= Eddie Hubbard =

American radio personality

ABC Radio Stardust Publicity Photo

Charles Edward Hubbard (August 29, 1917 – March 26, 2007) was an American easy-listening/MOR disc jockey and radio personality in Chicago, at such radio stations as WIND and WGN. At WGN he co-hosted a popular show with Jack Brickhouse.

==Early years==
Born in Baltimore, Maryland, Hubbard attended the University of Baltimore, following his father's advice to prepare for a secure profession. While there, he found participating in shows to be more appealing. During his sophomore year in college, he began working at radio station WITH as a disk jockey. During his years in Baltimore, he also worked at WCAO and entertained in theaters, night clubs and on a vaudeville circuit.

==Career in Chicago==
Hubbard moved to Chicago in the mid-1940s. He worked at WIND-AM and hosted stage shows at the big Loop theaters. He also played the ukulele, performing at lounges around Chicago on weekends. In 1956, he joined WGN as a personality. In addition to his regular duties, that included hosting the morning drive time show until 1965, he appeared on the Saturday night "Barn Dance" show. He wrote some of TV scripts for Hawaiian Eye and Love, American Style.

Some sources give Hubbard partial credit for the success of Jerry Murad's Harmonicats' recording of Peg o' My Heart in 1947. An article in the Chicago Sunday Tribune noted, "His way of plugging the tune was the subject of articles in national magazines."

In the early 1980s, Hubbard was host of a daily talk program on WVVX-FM. Hubbard joined WJJD in March 1982, when the station adopted an adult standards format. In 1983, he left WJJD and joined WAIT.

===Television===
Hubbard supplemented his work in radio by venturing into television. In the late 1940s, he was master of ceremonies for Dollars and Sense on Monday nights and Vaudeo Varieties on Friday nights. Both were on Chicago's WENR-TV, which became WLS-TV. In 1956, he was selected to be host of Dance Party on WBKB-TV in Chicago.

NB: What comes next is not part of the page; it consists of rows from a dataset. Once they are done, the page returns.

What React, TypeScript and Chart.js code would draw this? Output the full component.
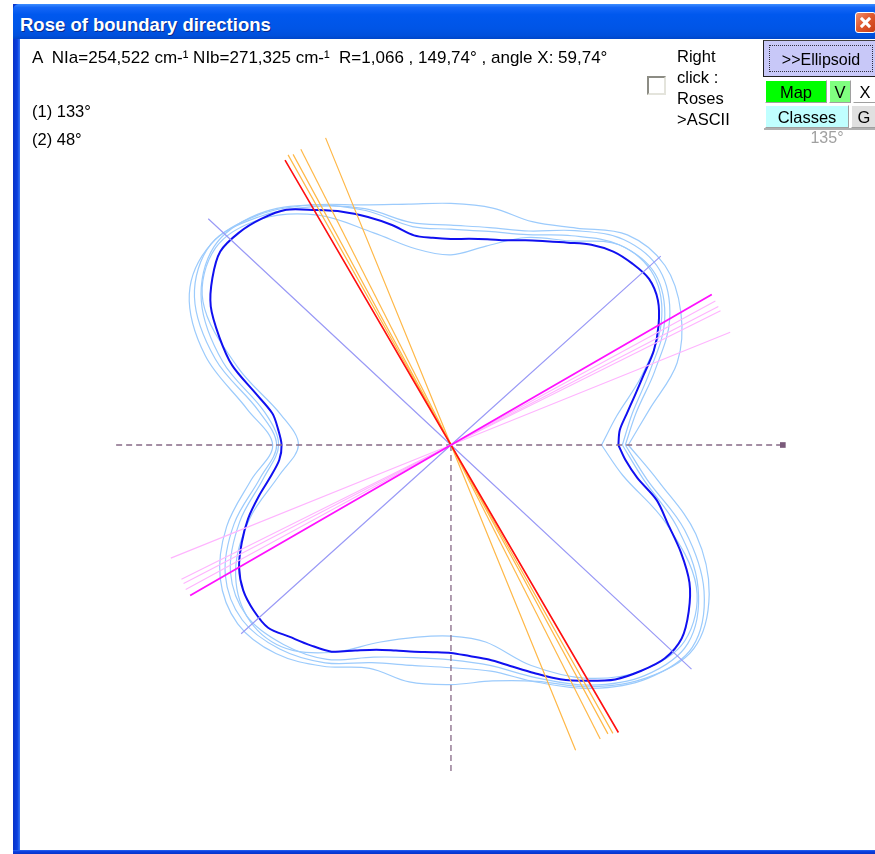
import React, { useEffect, useRef } from "react";
import { Chart, registerables } from "chart.js";

Chart.register(...registerables);

// ---------------- data ----------------
// main rose (dark blue), radius every 5 degrees, counter-clockwise from +x
const darkStepDeg = 5;
const darkRadii = [
  169, 171, 180, 192, 207, 226, 242, 255, 261, 259,
  255, 247, 236, 227, 220, 214, 211, 209, 208, 210,
  215, 230, 245, 260, 274, 290, 298, 303, 304, 294,
  280, 258, 235, 205, 183, 175, 171, 174, 185, 201,
  218, 233, 247, 256, 260, 261, 253, 247, 241, 229,
  220, 215, 212, 210, 210, 214, 220, 231, 245, 261,
  275, 289, 298, 305, 304, 293, 278, 256, 233, 215,
  191, 177,
];

// secondary roses (light blue), radius every 10 degrees
const lightStepDeg = 10;
const lightRadii1 = [
  179, 203, 243, 268, 282, 277, 253, 240, 243, 244,
  247, 258, 280, 303, 316, 305, 264, 209, 180, 205,
  241, 269, 281, 275, 258, 240, 243, 242, 242, 254,
  282, 307, 320, 301, 263, 213,
];
const lightRadii2 = [
  173, 186, 213, 249, 269, 264, 244, 226, 219, 218,
  224, 252, 280, 304, 312, 291, 245, 191, 174, 192,
  227, 257, 269, 263, 250, 228, 218, 217, 226, 250,
  280, 304, 312, 288, 243, 197,
];
const lightRadii3 = [
  176, 190, 219, 255, 275, 271, 250, 230, 223, 222,
  228, 254, 278, 301, 316, 299, 253, 197, 176, 196,
  233, 263, 275, 269, 254, 234, 226, 225, 232, 255,
  284, 308, 318, 295, 251, 201,
];
const lightRadii4 = [
  152, 170, 205, 245, 267, 264, 238, 223, 204, 192,
  201, 228, 268, 298, 310, 289, 229, 174, 154, 176,
  216, 251, 269, 266, 242, 212, 197, 193, 202, 237,
  272, 298, 308, 286, 231, 176,
];

// direction lines through the centre: angle (deg), length forward, length backward
const guideAngles = [137, 42];
const guideLenFwd = [335, 285];
const guideLenBack = [332, 285];

const orangeAngles = [112.2, 116.9, 118.5, 119.3];
const orangeLenFwd = [335, 335, 334, 336];
const orangeLenBack = [333, 333, 332, 334];

const redAngles = [120.2];
const redLenFwd = [333];
const redLenBack = [336];

const pinkAngles = [28.6, 27.4, 26.5, 22];
const pinkLenFwd = [304, 304, 304, 304];
const pinkLenBack = [305, 304, 304, 305];

const magentaAngles = [30];
const magentaLenFwd = [304];
const magentaLenBack = [304];

// reference axes extents
const axisLeft = 338;
const axisRight = 335;
const axisDown = 330;

// ---------------- helpers ----------------
const rad = (d: number) => (d * Math.PI) / 180;

function rosePoints(radii: number[], stepDeg: number) {
  const pts = radii.map((r, i) => ({
    x: r * Math.cos(rad(i * stepDeg)),
    y: r * Math.sin(rad(i * stepDeg)),
  }));
  pts.push({ ...pts[0] });
  return pts;
}

function linePoints(a: number, f: number, b: number) {
  return [
    { x: f * Math.cos(rad(a)), y: f * Math.sin(rad(a)) },
    { x: 0, y: 0 },
    { x: -b * Math.cos(rad(a)), y: -b * Math.sin(rad(a)) },
  ];
}

function lineSets(angles: number[], fwd: number[], back: number[], color: string, width: number) {
  return angles.map((a, i) => ({
    data: linePoints(a, fwd[i], back[i]),
    showLine: true,
    borderColor: color,
    borderWidth: width,
    pointRadius: 0,
    tension: 0,
    fill: false,
  }));
}

const CANVAS_W = 855;
const CANVAS_H = 811;
const CX = 431; // centre inside canvas
const CY = 406;

function RoseChart() {
  const ref = useRef<HTMLCanvasElement | null>(null);
  useEffect(() => {
    if (!ref.current) return;
    const curve = (radii: number[], step: number, color: string, width: number, tension: number) => ({
      data: rosePoints(radii, step),
      showLine: true,
      borderColor: color,
      borderWidth: width,
      pointRadius: 0,
      tension,
      fill: false,
    });
    const light = "#9ccbfc";
    const bottomToTop: any[] = [
      curve(lightRadii1, lightStepDeg, light, 1.2, 0.35),
      curve(lightRadii2, lightStepDeg, light, 1.2, 0.35),
      curve(lightRadii3, lightStepDeg, light, 1.2, 0.35),
      curve(lightRadii4, lightStepDeg, light, 1.2, 0.35),
      curve(darkRadii, darkStepDeg, "#1010f0", 2, 0.3),
      {
        data: [{ x: -axisLeft, y: 0 }, { x: axisRight, y: 0 }],
        showLine: true, borderColor: "#866a86", borderWidth: 1.3, borderDash: [6, 4],
        pointRadius: 0, fill: false,
      },
      {
        data: [{ x: 0, y: 0 }, { x: 0, y: -axisDown }],
        showLine: true, borderColor: "#866a86", borderWidth: 1.3, borderDash: [6, 4],
        pointRadius: 0, fill: false,
      },
      ...lineSets(guideAngles, guideLenFwd, guideLenBack, "#9a9af6", 1.2),
      ...lineSets(orangeAngles, orangeLenFwd, orangeLenBack, "#ffb848", 1.2),
      ...lineSets(redAngles, redLenFwd, redLenBack, "#ff1010", 1.6),
      ...lineSets(pinkAngles, pinkLenFwd, pinkLenBack, "#ffb4ff", 1.1),
      ...lineSets(magentaAngles, magentaLenFwd, magentaLenBack, "#ff10ff", 1.8),
      {
        data: [{ x: axisRight, y: 0 }],
        showLine: false, pointStyle: "rect", pointRadius: 4,
        backgroundColor: "#7a5a7a", borderColor: "#7a5a7a", borderWidth: 0,
      },
    ];
    const n = bottomToTop.length;
    const datasets = bottomToTop.map((d, i) => ({ ...d, order: n - i }));
    const chart = new Chart(ref.current, {
      type: "scatter",
      data: { datasets },
      options: {
        animation: false,
        responsive: false,
        events: [],
        layout: { padding: 0 },
        plugins: { legend: { display: false }, tooltip: { enabled: false } },
        scales: {
          x: { type: "linear", min: -CX, max: CANVAS_W - CX, display: false },
          y: { type: "linear", min: -(CANVAS_H - CY), max: CY, display: false },
        },
      },
    } as any);
    return () => chart.destroy();
  }, []);
  return (
    <canvas
      ref={ref}
      width={CANVAS_W}
      height={CANVAS_H}
      style={{ position: "absolute", left: 20, top: 39, width: CANVAS_W, height: CANVAS_H, display: "block" }}
    />
  );
}

const font = '"Liberation Sans", Arial, sans-serif';

function Txt(props: { x: number; y: number; size: number; children: any; color?: string; bold?: boolean }) {
  return (
    <div
      style={{
        position: "absolute",
        left: props.x,
        top: props.y,
        fontSize: props.size,
        lineHeight: `${props.size}px`,
        fontFamily: font,
        fontWeight: props.bold ? "bold" : "normal",
        color: props.color || "#000",
        whiteSpace: "pre",
      }}
    >
      {props.children}
    </div>
  );
}

function Btn(props: { x: number; y: number; w: number; h: number; bg: string; label: string; size?: number }) {
  const s = props.size || 16.5;
  return (
    <div
      style={{
        position: "absolute",
        left: props.x,
        top: props.y,
        width: props.w,
        height: props.h,
        background: props.bg,
        boxSizing: "border-box",
        borderTop: "1px solid #ffffff",
        borderLeft: "1px solid #ffffff",
        borderRight: "1px solid #a0a0a0",
        borderBottom: "1px solid #a0a0a0",
        fontFamily: font,
        fontSize: s,
        lineHeight: `${props.h - 1}px`,
        textAlign: "center",
        color: "#000",
        whiteSpace: "pre",
      }}
    >
      {props.label}
    </div>
  );
}

export default function App() {
  return (
    <div style={{ position: "absolute", left: 0, top: 0, width: 875, height: 854, overflow: "hidden", background: "#fff" }}>
      {/* window frame */}
      <div style={{ position: "absolute", left: 13, top: 4, width: 7, height: 850, background: "linear-gradient(90deg,#0733c8 0%,#0a3fe0 60%,#3a78f0 100%)" }} />
      <div style={{ position: "absolute", left: 13, top: 850, width: 862, height: 4, background: "linear-gradient(180deg,#2a66ee 0%,#0a3fe0 40%,#0733c8 100%)" }} />
      <div
        style={{
          position: "absolute",
          left: 13,
          top: 4,
          width: 862,
          height: 35,
          borderTopLeftRadius: 6,
          background: "linear-gradient(180deg,#3d8dff 0%,#1466f6 10%,#0058ee 30%,#0055e6 70%,#0050dc 90%,#0046c8 100%)",
        }}
      />
      <div style={{ position: "absolute", left: 20, top: 39, width: 855, height: 811, background: "#fff" }} />
      <Txt x={20} y={16} size={18.5} bold color="#ffffff">
        <span style={{ textShadow: "1px 1px 0 #0a2a8a" }}>Rose of boundary directions</span>
      </Txt>
      {/* close button */}
      <div
        style={{
          position: "absolute",
          left: 855,
          top: 12,
          width: 21,
          height: 21,
          boxSizing: "border-box",
          border: "1px solid #ffffff",
          borderRadius: 3,
          background: "linear-gradient(135deg,#f09070 0%,#e05a30 45%,#c83c14 100%)",
        }}
      >
        <div style={{ position: "absolute", left: 3, top: 8, width: 13, height: 3, background: "#fff", transform: "rotate(45deg)" }} />
        <div style={{ position: "absolute", left: 3, top: 8, width: 13, height: 3, background: "#fff", transform: "rotate(-45deg)" }} />
      </div>

      <RoseChart />

      {/* header texts */}
      <Txt x={32} y={49} size={17}>A  NIa=254,522 cm-¹ NIb=271,325 cm-¹  R=1,066 , 149,74° , angle X: 59,74°</Txt>
      <Txt x={32} y={102.5} size={16.5}>(1) 133°</Txt>
      <Txt x={32} y={130.5} size={16.5}>(2) 48°</Txt>

      {/* checkbox + label */}
      <div
        style={{
          position: "absolute",
          left: 647,
          top: 76,
          width: 19,
          height: 19,
          boxSizing: "border-box",
          borderTop: "2px solid #8c8c84",
          borderLeft: "2px solid #8c8c84",
          borderRight: "2px solid #e4e4dc",
          borderBottom: "2px solid #e4e4dc",
          background: "#ffffff",
        }}
      />
      <Txt x={677} y={48} size={16.5}>Right</Txt>
      <Txt x={677} y={69} size={16.5}>click :</Txt>
      <Txt x={677} y={90} size={16.5}>Roses</Txt>
      <Txt x={677} y={111} size={16.5}>&gt;ASCII</Txt>

      {/* buttons */}
      <div
        style={{
          position: "absolute",
          left: 763,
          top: 40,
          width: 114,
          height: 37,
          boxSizing: "border-box",
          border: "1px solid #202020",
          borderTop: "1px solid #404040",
          background: "#c8c8f8",
        }}
      >
        <div
          style={{
            position: "absolute",
            left: 5,
            top: 4,
            width: 104,
            height: 27,
            boxSizing: "border-box",
            border: "1px dotted #303040",
            fontFamily: font,
            fontSize: 16,
            lineHeight: "27px",
            textAlign: "center",
            color: "#000",
          }}
        >
          &gt;&gt;Ellipsoid
        </div>
      </div>
      <Btn x={765} y={80} w={62} h={23} bg="#00ff00" label="Map" />
      <Btn x={829} y={80} w={22} h={23} bg="#80ff80" label="V" />
      <Btn x={853} y={80} w={24} h={23} bg="#ffffff" label="X" />
      <Btn x={765} y={105} w={84} h={23} bg="#c0ffff" label="Classes" />
      <Btn x={851} y={105} w={26} h={23} bg="#e0e0e0" label="G" />
      <div style={{ position: "absolute", left: 764, top: 128, width: 111, height: 2, background: "#b0b0b0" }} />
      <div style={{ position: "absolute", left: 765, top: 130, width: 124, textAlign: "center", fontFamily: font, fontSize: 16, lineHeight: "16px", color: "#a0a0a0" }}>135°</div>
    </div>
  );
}
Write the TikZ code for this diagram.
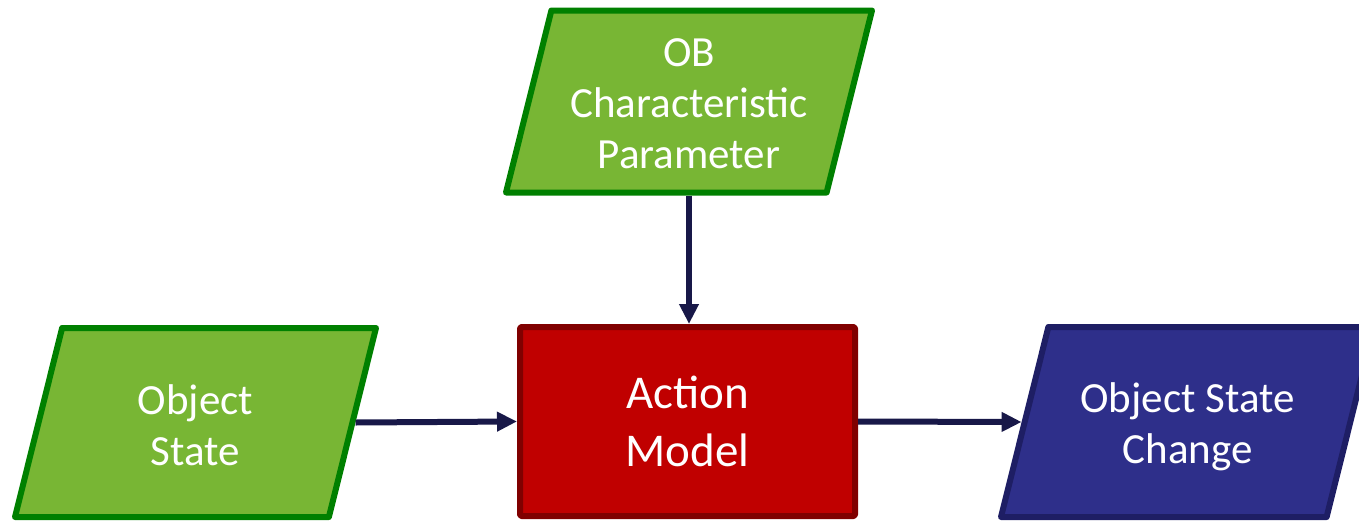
\documentclass[tikz,border=0pt]{standalone}
\usepackage{fontspec}
\setmainfont{Carlito}
\usetikzlibrary{shapes.geometric,arrows.meta}

\definecolor{inFill}{RGB}{120,182,52}
\definecolor{inLine}{RGB}{0,128,0}
\definecolor{actFill}{RGB}{192,0,0}
\definecolor{actLine}{RGB}{128,0,0}
\definecolor{outFill}{RGB}{46,47,138}
\definecolor{outLine}{RGB}{30,30,100}
\definecolor{flow}{RGB}{24,24,72}

\tikzset{
  datashape/.style={trapezium, trapezium left angle=76, trapezium right angle=104,
    trapezium stretches body=true, line width=4.5pt, line join=round,
    inner xsep=0pt, minimum height=0pt},
  inputbox/.style={datashape, draw=inLine, fill=inFill},
  outputbox/.style={datashape, draw=outLine, fill=outFill},
  datatext/.style={text=white, align=center, inner sep=0pt,
    font=\fontsize{32.25}{38.25}\selectfont},
  processbox/.style={rectangle, draw=actLine, fill=actFill, line width=4.5pt,
    line join=round, rounded corners=1pt, text=white, align=center,
    font=\fontsize{35.25}{43.5}\selectfont},
  flowarrow/.style={draw=flow, line width=4.5pt,
    -{Triangle[length=15pt,width=14pt]}},
}

\begin{document}
\begin{tikzpicture}[x=0.75pt,y=-0.75pt]
  \clip (0,0) rectangle (1359,521);

  % data shapes (height set through inner ysep, width through minimum width)
  \node[inputbox, inner ysep=68.25pt, minimum width=274.5pt]
    (param) at (689,101.5) {};
  \node[inputbox, inner ysep=70.875pt, minimum width=270.75pt]
    (state) at (195.5,422.5) {};
  \node[outputbox, inner ysep=71.25pt, minimum width=279.75pt]
    (change) at (1187.5,422) {};
  \node[processbox, minimum width=251.25pt, minimum height=141.75pt]
    (action) at (687.5,421.5) {Action\\Model};

  % labels of the data shapes
  \node[datatext, yshift=-1.5pt] (paramtext) at (param.center)
    {OB\\Characteristic\\Parameter};
  \node[datatext, yshift=-2.25pt] (statetext) at (state.center) {Object\\State};
  \node[datatext, yshift=-3.75pt] (changetext) at (change.center)
    {Object State\\Change};

  \draw[flowarrow] (param.south) -- (param.south |- action.north);
  \draw[flowarrow] (state.east) -- (action.west);
  \draw[flowarrow] (action.east) -- (change.west);
\end{tikzpicture}
\end{document}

===Disc jockey organization===
In 1947, Hubbard was elected the first president of the Chicago Disc Jockeys Association.

==Dallas==
In 1990, he moved from Chicago to Dallas, the new home of the Satellite Music Network, known later as ABC Radio Networks, where he was the afternoon host on the Stardust format and was heard on hundreds of stations. While with ABC, Hubbard teamed with Dallas radio legend Bud Buschardt. Prior to his move to Dallas, Hubbard broadcast at WJJD, again playing popular recordings of the 1940s/1950s.

==Jackie Smith==
Hubbard was married to Jackie Smith (née Alice Jacqueline Hartman) (died 1987), first publicity director of Mercury Records. Smith was the mother of Conrad Robert Falk, who would later, as an actor, adopt the stage name Robert Conrad. Hubbard thus was Conrad's stepfather for approximately a decade until he and Smith divorced around 1958.

==Death==
Hubbard died, aged 89, on March 26, 2007 in a Fort Worth, Texas hospital from injuries sustained in an automobile accident in Grand Prairie, Texas.